* [DATASET]
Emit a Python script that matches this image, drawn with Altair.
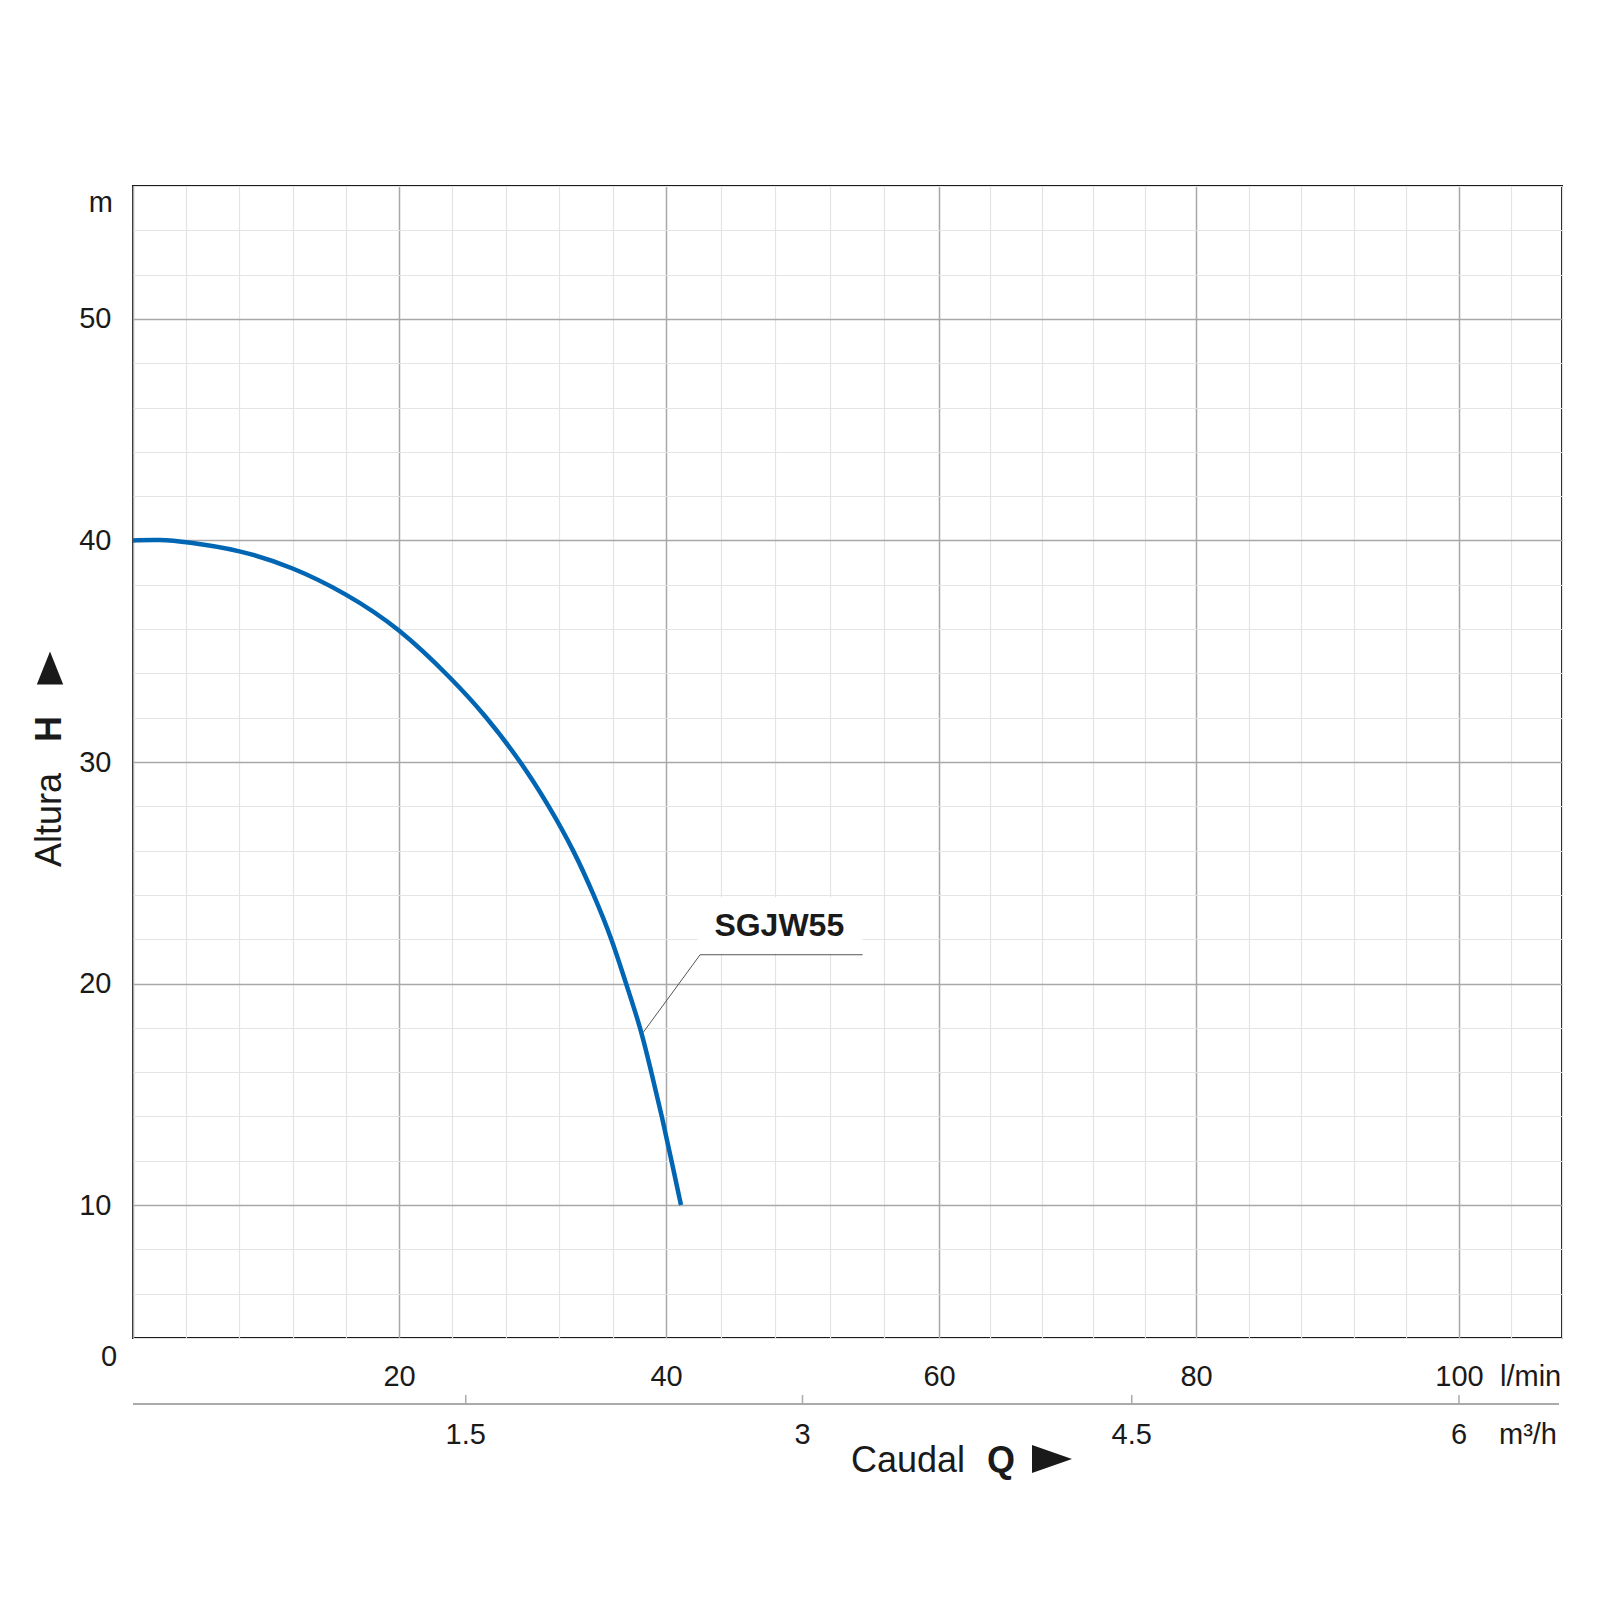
import altair as alt
import pandas as pd

# ---- data ----
flow_lmin = [0, 2, 4, 8, 12, 16, 20, 24.1, 26.4, 29.1, 31.25, 33.1, 34.6, 35.95, 37.0, 38.1, 38.9, 39.7, 40.4, 41.1]
head_m = [40, 40.05, 39.94, 39.58, 38.8, 37.62, 36.06, 33.67, 32.15, 30.05, 28, 26, 24, 22, 20, 18, 16, 14, 12, 10]
series_name = "SGJW55"

x_grid = [0, 4, 8, 12, 16, 20, 24, 28, 32, 36, 40, 44, 48, 52, 56, 60, 64, 68, 72, 76, 80, 84, 88, 92, 96, 100, 104, 108]
y_grid = [4, 6, 8, 10, 12, 14, 16, 18, 20, 22, 24, 26, 28, 30, 32, 34, 36, 38, 40, 42, 44, 46, 48, 50, 52, 54, 56]
m3h_ticks = [1.5, 3, 4.5, 6]
m3h_labels = ["1.5", "3", "4.5", "6"]

# annotation (data coordinates)
leader_q = [38.3, 42.5, 54.4]
leader_h = [17.8, 21.3, 21.3]
label_q, label_h = 48.3, 22.6
box_q = [42.3, 54.4]
box_h = [21.35, 23.9]

FONT = "Liberation Sans"
INK = "#1a1a1a"
BLUE = "#0066b3"

curve_df = pd.DataFrame({"Q": flow_lmin, "H": head_m})

# the printed grid of the reference is slightly uneven: piecewise-linear x scale
xs = alt.Scale(domain=[0, 20, 40, 60, 80, 100, 108],
               range=[0, 266, 533, 806, 1063, 1326, 1429], nice=False, zero=False)
ys = alt.Scale(domain=[4, 56], nice=False, zero=False)

x_axis = alt.Axis(
    values=x_grid, title=None, ticks=False, domain=False,
    labelExpr="datum.value % 20 === 0 && datum.value > 0 ? datum.label : ''",
    labelFont=FONT, labelFontSize=29, labelColor=INK, labelPadding=24,
    labelOverlap=False, labelFlush=False,
    grid=True,
    gridColor=alt.condition("datum.value % 20 === 0", alt.value("#a8a8a8"), alt.value("#e4e4e4")),
    gridWidth=alt.condition("datum.value % 20 === 0", alt.value(1.5), alt.value(1.2)),
)
y_axis = alt.Axis(
    values=y_grid, title=None, ticks=False, domain=False,
    labelExpr="datum.value % 10 === 0 ? datum.label : ''",
    labelFont=FONT, labelFontSize=29, labelColor=INK, labelPadding=22,
    labelOverlap=False, labelFlush=False, labelBaseline="middle",
    grid=True,
    gridColor=alt.condition("datum.value % 10 === 0", alt.value("#a8a8a8"), alt.value("#e4e4e4")),
    gridWidth=alt.condition("datum.value % 10 === 0", alt.value(1.5), alt.value(1.2)),
)

curve = alt.Chart(curve_df).mark_line(
    color=BLUE, strokeWidth=4.5, interpolate="basis"
).encode(
    x=alt.X("Q:Q", scale=xs, axis=x_axis),
    y=alt.Y("H:Q", scale=ys, axis=y_axis),
)

box = alt.Chart(pd.DataFrame({"Q": [box_q[0]], "Q2": [box_q[1]], "H": [box_h[0]], "H2": [box_h[1]]})).mark_rect(
    color="white"
).encode(
    x=alt.X("Q:Q", scale=xs, axis=x_axis), x2="Q2:Q",
    y=alt.Y("H:Q", scale=ys, axis=y_axis), y2="H2:Q",
)

leader = alt.Chart(pd.DataFrame({"Q": leader_q, "H": leader_h, "o": [0, 1, 2]})).mark_line(
    color="#555555", strokeWidth=1
).encode(
    x=alt.X("Q:Q", scale=xs, axis=x_axis),
    y=alt.Y("H:Q", scale=ys, axis=y_axis),
    order="o:O",
)

label = alt.Chart(pd.DataFrame({"Q": [label_q], "H": [label_h], "t": [series_name]})).mark_text(
    font=FONT, fontSize=32, fontWeight="bold", color=INK, baseline="middle", align="center"
).encode(
    x=alt.X("Q:Q", scale=xs, axis=x_axis),
    y=alt.Y("H:Q", scale=ys, axis=y_axis),
    text="t:N",
)

# secondary (m3/h) axis drawn with marks through the l/min scale
m3h_df = pd.DataFrame({"m3h": m3h_ticks, "lab": m3h_labels})
m3h_df["Q"] = m3h_df["m3h"] * 1000 / 60

sec_line = alt.Chart(pd.DataFrame({"a": [0]})).mark_rule(color="#aaaaaa", strokeWidth=2).encode(
    x=alt.value(0), x2=alt.value(1426), y=alt.value(1218)
)
sec_ticks = alt.Chart(m3h_df).mark_rule(color="#aaaaaa", strokeWidth=1.5).encode(
    x=alt.X("Q:Q", scale=xs, axis=x_axis), y=alt.value(1209), y2=alt.value(1218)
)
sec_labels = alt.Chart(m3h_df).mark_text(
    font=FONT, fontSize=29, color=INK, baseline="alphabetic", align="center"
).encode(
    x=alt.X("Q:Q", scale=xs, axis=x_axis), y=alt.value(1258), text="lab:N"
)


def txt(t, x, y, size=29, weight="normal", align="left", baseline="alphabetic", angle=0):
    return alt.Chart(pd.DataFrame({"t": [t]})).mark_text(
        font=FONT, fontSize=size, fontWeight=weight, color=INK,
        align=align, baseline=baseline, angle=angle
    ).encode(x=alt.value(x), y=alt.value(y), text="t:N")


def tri(path, x, y, size):
    return alt.Chart(pd.DataFrame({"a": [0]})).mark_point(
        shape=path, filled=True, color=INK, opacity=1, size=size, strokeWidth=0
    ).encode(x=alt.value(x), y=alt.value(y))


units = [
    txt("l/min", 1367, 1200),
    txt("m³/h", 1366, 1258),
    txt("m", -20, 26, align="right"),
    txt("0", -24, 1171, align="center", baseline="middle"),
    txt("Caudal", 775, 1286, size=36, align="center"),
    txt("Q", 868, 1286, size=36, weight="bold", align="center"),
    tri("M -1 -0.7 L 1 0 L -1 0.7 Z", 919, 1273, 1600),
    txt("Altura", -83, 634, size=36, align="center", baseline="middle", angle=270),
    txt("H", -83, 543, size=36, weight="bold", align="center", baseline="middle", angle=270),
    tri("M -0.8 1 L 0 -1 L 0.8 1 Z", -83, 482, 1089),
]

chart = alt.layer(
    curve, box, leader, label, sec_line, sec_ticks, sec_labels, *units
).properties(
    width=1429, height=1152,
    autosize=alt.AutoSizeParams(type="none"),
    padding={"left": 125, "top": 178, "right": 30, "bottom": 250},
    background="white",
).configure_view(
    stroke=INK, strokeWidth=2
)

chart.save("out.html", embed_options={"renderer": "svg", "actions": False})
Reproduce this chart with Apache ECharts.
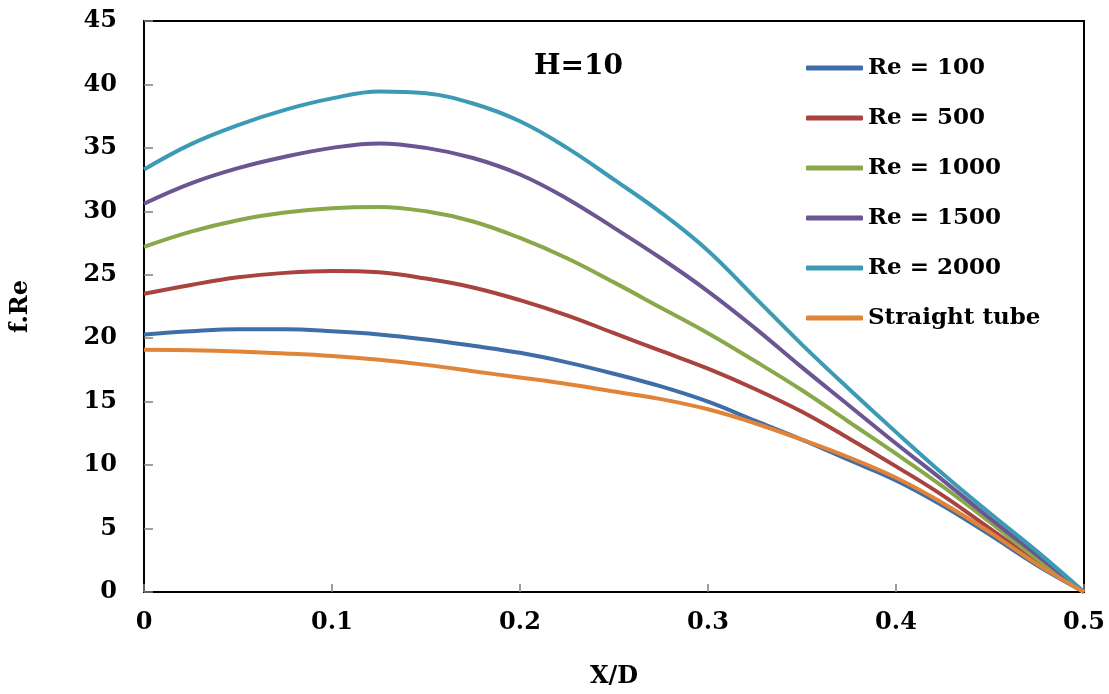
<!DOCTYPE html>
<html>
<head>
<meta charset="utf-8">
<script src="https://cdn.jsdelivr.net/npm/echarts@6/dist/echarts.min.js"></script>
<style>
html,body{margin:0;padding:0;background:#fff;}
#c{width:1109px;height:694px;}
</style>
</head>
<body>
<div id="c"></div>
<script>
const xPos = [0,0.025,0.05,0.075,0.1,0.125,0.15,0.175,0.2,0.225,0.25,0.275,0.3,0.325,0.35,0.375,0.4,0.425,0.45,0.475,0.5];
const re100 = [20.3,20.55,20.7,20.7,20.55,20.3,19.9,19.4,18.85,18.1,17.2,16.2,15.0,13.5,12.0,10.4,8.8,6.8,4.5,2.1,0];
const re500 = [23.5,24.2,24.8,25.15,25.3,25.2,24.7,24.0,23.0,21.8,20.4,19.0,17.6,16.0,14.2,12.1,9.9,7.6,5.0,2.4,0];
const re1000 = [27.2,28.4,29.3,29.9,30.25,30.35,30.0,29.2,27.9,26.3,24.4,22.4,20.4,18.2,15.9,13.4,10.9,8.3,5.5,2.6,0];
const re1500 = [30.6,32.2,33.4,34.3,35.0,35.35,35.0,34.2,32.9,31.0,28.7,26.3,23.7,20.8,17.7,14.7,11.7,8.8,5.8,2.9,0];
const re2000 = [33.3,35.3,36.8,38.0,38.9,39.45,39.3,38.5,37.1,35.0,32.5,29.9,26.9,23.2,19.5,16.0,12.6,9.3,6.2,3.2,0];
const straight = [19.1,19.05,18.95,18.8,18.6,18.3,17.9,17.4,16.9,16.4,15.8,15.2,14.4,13.3,12.0,10.6,9.0,7.0,4.7,2.2,0];
const seriesNames = ['Re = 100','Re = 500','Re = 1000','Re = 1500','Re = 2000','Straight tube'];
const seriesData = [re100, re500, re1000, re1500, re2000, straight];
const colors = ['#3E6DA8','#A8433F','#89A84A','#6B5592','#3C9AB4','#E0843A'];

const FONT = '"DejaVu Serif", "Liberation Serif", serif';
const chart = echarts.init(document.getElementById('c'));
chart.setOption({
  backgroundColor: '#fff',
  animation: false,
  color: colors,
  grid: {left: 144, right: 25, top: 21, bottom: 98, show: true, borderColor: '#000', borderWidth: 2},
  legend: {
    orient: 'vertical', left: 806, top: 55, padding: 0,
    icon: 'roundRect', itemWidth: 57, itemHeight: 5, itemGap: 24,
    textStyle: {fontFamily: FONT, fontWeight: 'bold', fontSize: 23, color: '#000', lineHeight: 26},
    data: seriesNames
  },
  graphic: [{
    type: 'text', left: 534, top: 53,
    style: {text: 'H=10', fontFamily: FONT, fontWeight: 'bold', fontSize: 28, fill: '#000'}
  }],
  xAxis: {
    type: 'value', min: 0, max: 0.5, interval: 0.1,
    name: 'X/D', nameLocation: 'middle', nameGap: 73,
    nameTextStyle: {fontFamily: FONT, fontWeight: 'bold', fontSize: 24, color: '#000'},
    axisLine: {lineStyle: {color: '#000', width: 2}},
    axisTick: {inside: true, length: 8, lineStyle: {color: '#808080', width: 1.5}},
    axisLabel: {margin: 19, fontFamily: FONT, fontWeight: 'bold', fontSize: 24, color: '#000'},
    splitLine: {show: false}
  },
  yAxis: {
    type: 'value', min: 0, max: 45, interval: 5,
    name: 'f.Re', nameLocation: 'middle', nameGap: 111, nameRotate: 90,
    nameTextStyle: {fontFamily: FONT, fontWeight: 'bold', fontSize: 24, color: '#000'},
    axisLine: {lineStyle: {color: '#000', width: 2}},
    axisTick: {inside: true, length: 9, lineStyle: {color: '#808080', width: 1.5}},
    axisLabel: {margin: 27, fontFamily: FONT, fontWeight: 'bold', fontSize: 24, color: '#000'},
    splitLine: {show: false}
  },
  series: seriesNames.map((n, i) => ({
    name: n, type: 'line', smooth: 0.4, showSymbol: false, symbol: 'none',
    lineStyle: {width: 4, color: colors[i]},
    itemStyle: {color: colors[i]},
    data: xPos.map((x, j) => [x, seriesData[i][j]])
  }))
});
</script>
</body>
</html>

* [GIVEN EXERCISE] Extract the lines exactly, please: the first line of the listing, the line with "ys = alt.Scale(domain=[4, 56], nice=False, zero=False)", and every line between them, but no pictures.

* [EXERCISE ANSWER]
Emit a Python script that matches this image, drawn with Altair.
import altair as alt
import pandas as pd

# ---- data ----
flow_lmin = [0, 2, 4, 8, 12, 16, 20, 24.1, 26.4, 29.1, 31.25, 33.1, 34.6, 35.95, 37.0, 38.1, 38.9, 39.7, 40.4, 41.1]
head_m = [40, 40.05, 39.94, 39.58, 38.8, 37.62, 36.06, 33.67, 32.15, 30.05, 28, 26, 24, 22, 20, 18, 16, 14, 12, 10]
series_name = "SGJW55"

x_grid = [0, 4, 8, 12, 16, 20, 24, 28, 32, 36, 40, 44, 48, 52, 56, 60, 64, 68, 72, 76, 80, 84, 88, 92, 96, 100, 104, 108]
y_grid = [4, 6, 8, 10, 12, 14, 16, 18, 20, 22, 24, 26, 28, 30, 32, 34, 36, 38, 40, 42, 44, 46, 48, 50, 52, 54, 56]
m3h_ticks = [1.5, 3, 4.5, 6]
m3h_labels = ["1.5", "3", "4.5", "6"]

# annotation (data coordinates)
leader_q = [38.3, 42.5, 54.4]
leader_h = [17.8, 21.3, 21.3]
label_q, label_h = 48.3, 22.6
box_q = [42.3, 54.4]
box_h = [21.35, 23.9]

FONT = "Liberation Sans"
INK = "#1a1a1a"
BLUE = "#0066b3"

curve_df = pd.DataFrame({"Q": flow_lmin, "H": head_m})

# the printed grid of the reference is slightly uneven: piecewise-linear x scale
xs = alt.Scale(domain=[0, 20, 40, 60, 80, 100, 108],
               range=[0, 266, 533, 806, 1063, 1326, 1429], nice=False, zero=False)
ys = alt.Scale(domain=[4, 56], nice=False, zero=False)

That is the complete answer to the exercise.